What is the source of this feeling of solitude that we feel, that often leads us to say we are always alone?

Is it because as we incarnate, we are leaving a family, the great Universal Soul, with regret?

Is it because our biological mother, in ejecting us from her body, forces us to become an independent being within a few moments, alone from that point on, launched out to discover another universe?

Or is it the weight of responsibilities and duties required of us as a single individual manifesting?

The answer is not always clear.

On the other hand, when we have overcome an obstacle and triumphed over an ordeal, we are proud to have done it on our own, with no-one else’s help. A personal feat is often a better experience and feeling than a group success.

From birth to death, there constantly recurs this basic principle: individuality, to which is added responsibility and often, guilt. The latter may of course be collective, and connected to a nation or a group, but most often it is our own.

Coming back to this feeling of solitude that we all experience to varying degrees, we can say that it arises most often at difficult times when we are sad or in pain.

It is accompanied by a feeling that others do not understand us, by the notion of not being appreciated for the actions and work we have carried out, of struggling all alone, of being neither supported nor helped… in short, of being alone, utterly alone, in carrying a heavy weight and bearing the woes of the world on our shoulders.

Feeling we are not understood by another person or by other people, or as the popular expressions go, ‘preaching in the wilderness,’ ‘not getting heard even by shouting,’ and so on, leaves a profound feeling of solitude in the human heart.

It will most probably be this way for a long time to come, for this is part of our human nature is linked to our ego.

However we must always remember that we are never truly alone.

I end with a quote by Ruth Fishel:

I will take time to be alone today. I will take time to be quiet. In this silence I will listen…, and I will hear my answers. 

 

 

Adaptation of “Solitude” by Christian Bernard, Rosicrucian Beacon, March 2015

One thought on “Solitude

  1. The author explains the difference between the state of “solitude” and that of “loneliness”.

    ‘Solitude’ conveys the meaning that a person is happy to be alone by choice. It is therefore a positive, desirable state whilst ‘loneliness’ can be classed as an undesirable or unwanted situation and therefore a negative state.

    Solitude is more to do with a state of mind and heart than an evironmental factor.
    Even when in the midst of a crowded location perhaps with many strident voices to be heard, a state of solitude can still be experienced if a mental “wall” is constructed where the mind is allowed to become more focussed on inner awareness rather than the ‘buzz’ of outward abstractions.

    A person may well discover, after regular practice that they can take solace and actually enjoy being solitary on occasions for they may have realised that such periods can be an absolute asset to their health and in mantaining inner harmony. They discover that they have grown more comfortable with themselves and have no fear or trepidation of being on their own at times.

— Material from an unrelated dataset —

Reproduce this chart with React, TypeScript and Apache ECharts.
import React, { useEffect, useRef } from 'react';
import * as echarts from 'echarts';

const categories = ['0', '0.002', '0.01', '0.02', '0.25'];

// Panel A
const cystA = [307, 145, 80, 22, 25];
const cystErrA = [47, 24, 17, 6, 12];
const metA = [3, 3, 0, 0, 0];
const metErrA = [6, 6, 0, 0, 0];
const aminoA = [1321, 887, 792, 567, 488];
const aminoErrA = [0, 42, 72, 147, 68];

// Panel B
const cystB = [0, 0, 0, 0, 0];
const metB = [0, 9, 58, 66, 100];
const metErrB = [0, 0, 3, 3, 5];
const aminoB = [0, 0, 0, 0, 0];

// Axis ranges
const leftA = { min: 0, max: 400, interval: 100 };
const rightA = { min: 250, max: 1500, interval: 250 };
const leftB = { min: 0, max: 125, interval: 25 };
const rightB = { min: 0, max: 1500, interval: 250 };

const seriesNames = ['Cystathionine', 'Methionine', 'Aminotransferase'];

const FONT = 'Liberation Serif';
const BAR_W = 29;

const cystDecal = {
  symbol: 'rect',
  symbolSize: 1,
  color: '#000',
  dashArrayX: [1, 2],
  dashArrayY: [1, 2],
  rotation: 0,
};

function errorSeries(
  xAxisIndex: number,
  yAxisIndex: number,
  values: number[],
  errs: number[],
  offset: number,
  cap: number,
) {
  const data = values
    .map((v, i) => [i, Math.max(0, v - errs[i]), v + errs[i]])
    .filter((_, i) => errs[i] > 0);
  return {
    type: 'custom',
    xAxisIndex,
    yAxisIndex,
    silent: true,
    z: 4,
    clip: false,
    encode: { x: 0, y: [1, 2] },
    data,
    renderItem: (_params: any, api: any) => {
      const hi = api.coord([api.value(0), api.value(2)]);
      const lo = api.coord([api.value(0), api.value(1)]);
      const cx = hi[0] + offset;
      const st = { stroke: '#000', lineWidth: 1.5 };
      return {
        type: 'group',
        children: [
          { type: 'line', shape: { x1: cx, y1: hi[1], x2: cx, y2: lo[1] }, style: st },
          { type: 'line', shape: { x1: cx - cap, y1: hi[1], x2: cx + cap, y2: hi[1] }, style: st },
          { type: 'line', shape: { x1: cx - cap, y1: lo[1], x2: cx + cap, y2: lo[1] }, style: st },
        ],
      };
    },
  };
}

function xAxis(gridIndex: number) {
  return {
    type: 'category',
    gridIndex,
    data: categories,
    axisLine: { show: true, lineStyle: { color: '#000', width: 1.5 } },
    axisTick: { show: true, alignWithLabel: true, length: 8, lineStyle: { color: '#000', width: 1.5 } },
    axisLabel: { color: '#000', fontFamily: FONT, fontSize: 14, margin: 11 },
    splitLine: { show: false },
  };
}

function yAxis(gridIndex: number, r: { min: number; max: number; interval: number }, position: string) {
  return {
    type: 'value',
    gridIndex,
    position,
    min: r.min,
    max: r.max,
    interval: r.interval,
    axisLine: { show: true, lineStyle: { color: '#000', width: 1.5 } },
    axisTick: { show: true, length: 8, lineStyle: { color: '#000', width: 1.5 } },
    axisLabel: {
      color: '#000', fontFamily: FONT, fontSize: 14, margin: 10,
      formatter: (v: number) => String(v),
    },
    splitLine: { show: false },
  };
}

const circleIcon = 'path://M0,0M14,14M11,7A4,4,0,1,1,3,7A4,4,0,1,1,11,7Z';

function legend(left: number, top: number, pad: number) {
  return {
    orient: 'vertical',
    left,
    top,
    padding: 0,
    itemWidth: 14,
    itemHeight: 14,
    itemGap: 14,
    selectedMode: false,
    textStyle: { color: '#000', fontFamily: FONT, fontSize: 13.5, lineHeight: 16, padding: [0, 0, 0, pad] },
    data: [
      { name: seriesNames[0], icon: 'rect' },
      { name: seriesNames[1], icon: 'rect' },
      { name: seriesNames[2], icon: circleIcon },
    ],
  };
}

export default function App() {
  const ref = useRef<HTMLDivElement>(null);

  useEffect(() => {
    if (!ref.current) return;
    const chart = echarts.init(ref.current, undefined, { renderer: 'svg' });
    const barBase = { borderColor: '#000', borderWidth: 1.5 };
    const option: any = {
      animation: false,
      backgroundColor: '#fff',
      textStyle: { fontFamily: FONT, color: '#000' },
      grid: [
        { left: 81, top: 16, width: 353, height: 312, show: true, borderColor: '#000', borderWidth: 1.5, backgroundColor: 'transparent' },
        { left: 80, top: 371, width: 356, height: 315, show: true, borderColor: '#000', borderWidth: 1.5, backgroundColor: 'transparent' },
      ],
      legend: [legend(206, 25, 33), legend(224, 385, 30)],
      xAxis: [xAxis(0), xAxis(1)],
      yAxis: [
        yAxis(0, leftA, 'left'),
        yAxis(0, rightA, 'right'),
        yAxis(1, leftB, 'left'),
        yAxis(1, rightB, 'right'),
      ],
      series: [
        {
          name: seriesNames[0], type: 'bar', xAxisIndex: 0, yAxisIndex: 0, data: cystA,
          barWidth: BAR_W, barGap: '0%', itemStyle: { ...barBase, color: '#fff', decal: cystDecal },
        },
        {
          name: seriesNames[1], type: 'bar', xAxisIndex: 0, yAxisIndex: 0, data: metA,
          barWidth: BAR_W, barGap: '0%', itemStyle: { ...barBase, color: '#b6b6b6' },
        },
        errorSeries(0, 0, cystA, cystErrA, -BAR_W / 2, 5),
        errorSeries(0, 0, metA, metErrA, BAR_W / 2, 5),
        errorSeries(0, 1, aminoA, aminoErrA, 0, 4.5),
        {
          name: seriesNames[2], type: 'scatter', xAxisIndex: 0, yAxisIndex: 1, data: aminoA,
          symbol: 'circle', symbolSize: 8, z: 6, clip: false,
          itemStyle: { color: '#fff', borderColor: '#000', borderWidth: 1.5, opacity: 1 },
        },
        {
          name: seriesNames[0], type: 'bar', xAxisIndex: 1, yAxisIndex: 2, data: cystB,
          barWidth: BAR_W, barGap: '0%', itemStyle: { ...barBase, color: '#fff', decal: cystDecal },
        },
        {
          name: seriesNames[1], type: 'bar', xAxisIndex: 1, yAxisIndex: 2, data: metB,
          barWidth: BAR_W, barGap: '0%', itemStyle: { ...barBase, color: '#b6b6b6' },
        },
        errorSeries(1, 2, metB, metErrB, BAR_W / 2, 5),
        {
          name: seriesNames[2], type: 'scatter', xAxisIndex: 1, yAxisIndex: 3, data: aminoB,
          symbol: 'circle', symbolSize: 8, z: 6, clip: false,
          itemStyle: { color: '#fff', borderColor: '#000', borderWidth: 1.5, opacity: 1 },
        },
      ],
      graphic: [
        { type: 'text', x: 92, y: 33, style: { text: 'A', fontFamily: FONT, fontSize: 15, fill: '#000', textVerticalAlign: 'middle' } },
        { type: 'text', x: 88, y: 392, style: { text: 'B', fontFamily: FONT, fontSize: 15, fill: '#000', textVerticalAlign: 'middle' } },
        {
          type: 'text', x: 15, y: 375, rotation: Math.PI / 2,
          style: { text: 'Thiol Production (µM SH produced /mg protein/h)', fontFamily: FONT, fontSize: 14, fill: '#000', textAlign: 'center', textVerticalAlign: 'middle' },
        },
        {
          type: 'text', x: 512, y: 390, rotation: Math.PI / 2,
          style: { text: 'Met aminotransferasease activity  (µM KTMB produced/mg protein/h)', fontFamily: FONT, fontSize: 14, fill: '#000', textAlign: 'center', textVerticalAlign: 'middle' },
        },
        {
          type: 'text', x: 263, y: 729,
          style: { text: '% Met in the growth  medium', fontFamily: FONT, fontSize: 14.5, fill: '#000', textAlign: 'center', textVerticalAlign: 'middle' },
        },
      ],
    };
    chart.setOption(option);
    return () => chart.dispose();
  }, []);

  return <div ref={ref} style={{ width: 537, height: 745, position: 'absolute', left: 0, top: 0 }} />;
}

    Thus, seeking solitude, or taking the time to be in ‘isolation’, is not really concerned with avoiding other people or circumventing our personal responsibilities, but mainly a retreat from the stresses and strains of life, to give ourselves a break so that we can unwind, gain refreshment, clear our minds and experience peacefulness. It can aid us in our ability to think and concentrate and allows us ponder on our deepest concerns, connect with our true selves and bring more balance into life.

    Meditation, simply walking in the countryside, retiring to a private room to spend time studying or working on a hobby, a holiday break are just some of the many and varied ways you can opt to utilise periods of solitude to get more enjoyment and zest out of life!

    ‘Ordinary men hate solitude. But the Master makes use of it, embracing his aloneness, realising he is one with the whole universe.’